Kalixa completes acquisition of PXP Solutions
Online gaming operator bwin.party has announced that its Kalixa payments group has acquired card payment processing firm PXP Solutions.
Kalixa said that the acquisition would form part of a three-year plan to increase the proportion of its revenue that comes from outside of the group.
The firm claimed that integrating PXP would ‘significantly’ grow the size of its payment processing volume and is expected to generate ‘substantial’ revenue synergies in credit card acquisition and issuance.
PXP’s in-store payments technology is currently used by 8,000 merchants and retailers in 27 countries around the world.
Kalixa said that the acquisition would create value for customers that choose to use Kalixa’s end-to-end payments offering, through the delivery of improved customer loyalty, data collection and analytics, access to more product innovations and heightened operational efficiencies.
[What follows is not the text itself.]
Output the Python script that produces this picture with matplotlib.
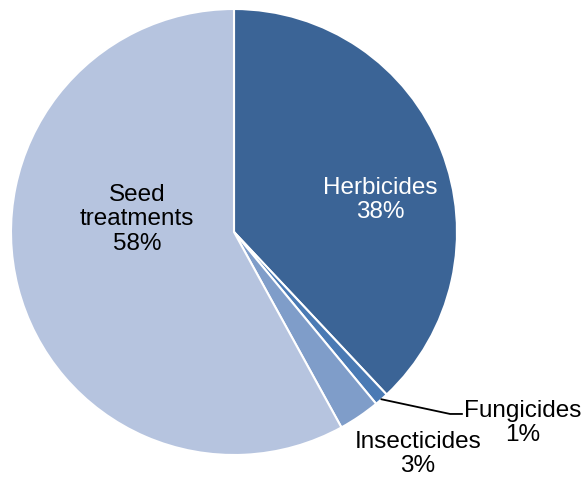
import numpy as np
import matplotlib.pyplot as plt

plt.rcParams['font.family'] = ['Liberation Sans', 'DejaVu Sans']

# Pesticide use shares
categories = ["Herbicides", "Fungicides", "Insecticides", "Seed\ntreatments"]
shares = [38, 1, 3, 58]
colors = ["#3b6496", "#4a7ab4", "#7f9dc9", "#b6c4df"]

fig = plt.figure(figsize=(5.84, 4.84), dpi=100)
ax = fig.add_axes([0, 0, 1, 1])

wedges, _ = ax.pie(shares, colors=colors, startangle=90, counterclock=False,
                   radius=1.0, center=(0, 0),
                   wedgeprops=dict(edgecolor="white", linewidth=1.5))

# map pixel layout: centre at (234, 232), radius 223 px
scale = 223.0
ax.set_xlim(-234 / scale, (584 - 234) / scale)
ax.set_ylim(-(484 - 232) / scale, 232 / scale)
ax.set_aspect("auto")
ax.axis("off")

fs = 17.5
labels = [f"{c}\n{s}%" for c, s in zip(categories, shares)]

ax.text(0.655, 0.143, labels[0], ha="center", va="center", fontsize=fs,
        color="white", linespacing=1.15)
ax.text(-0.435, 0.058, labels[3], ha="center", va="center", fontsize=fs,
        color="black", linespacing=1.15)
ax.text(0.825, -0.996, labels[2], ha="center", va="center", fontsize=fs,
        color="black", linespacing=1.15)

# Fungicides label with leader line from the wedge middle
w = wedges[1]
mid = np.deg2rad((w.theta1 + w.theta2) / 2)
x0, y0 = np.cos(mid), np.sin(mid)
ax.plot([x0, 0.969, 1.022], [y0, -0.816, -0.816], color="black", lw=1.3)
ax.text(1.296, -0.857, labels[1], ha="center", va="center", fontsize=fs,
        color="black", linespacing=1.15)

fig.savefig("out.png", dpi=100)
Although the terms of the deal were left undisclosed, it was confirmed that Kalixa and PXP Solutions would continue to operate under their existing brands and address their respective segments of the payments market.
“Today's acquisition provides excellent cross-selling opportunities for both Kalixa and PXP and has created a payments business with a balanced portfolio of customers, sectors, and geographies across Europe starting to enter the US and APAC,” bwin.party chief executive officer Norbert Teufelberger said.
“We are working on a series of other strategic initiatives that we expect will further enhance the future prospects for Kalixa and its value to the group.”
Ed Chandler, chief executive officer of Kalixa, added: “Today's announcement marks a major milestone in creating a world-class payments company with an unrivalled portfolio across the entire payments value chain.
“Kalixa and PXP together now have the scale and breadth of services to expand significantly in the global payments market.
“We are focused on introducing Kalixa Pro and Kalixa Pay services to PXP's extensive portfolio of merchants across 27 countries and in the process diversify into new sectors such as retail, travel and leisure, and financial services.”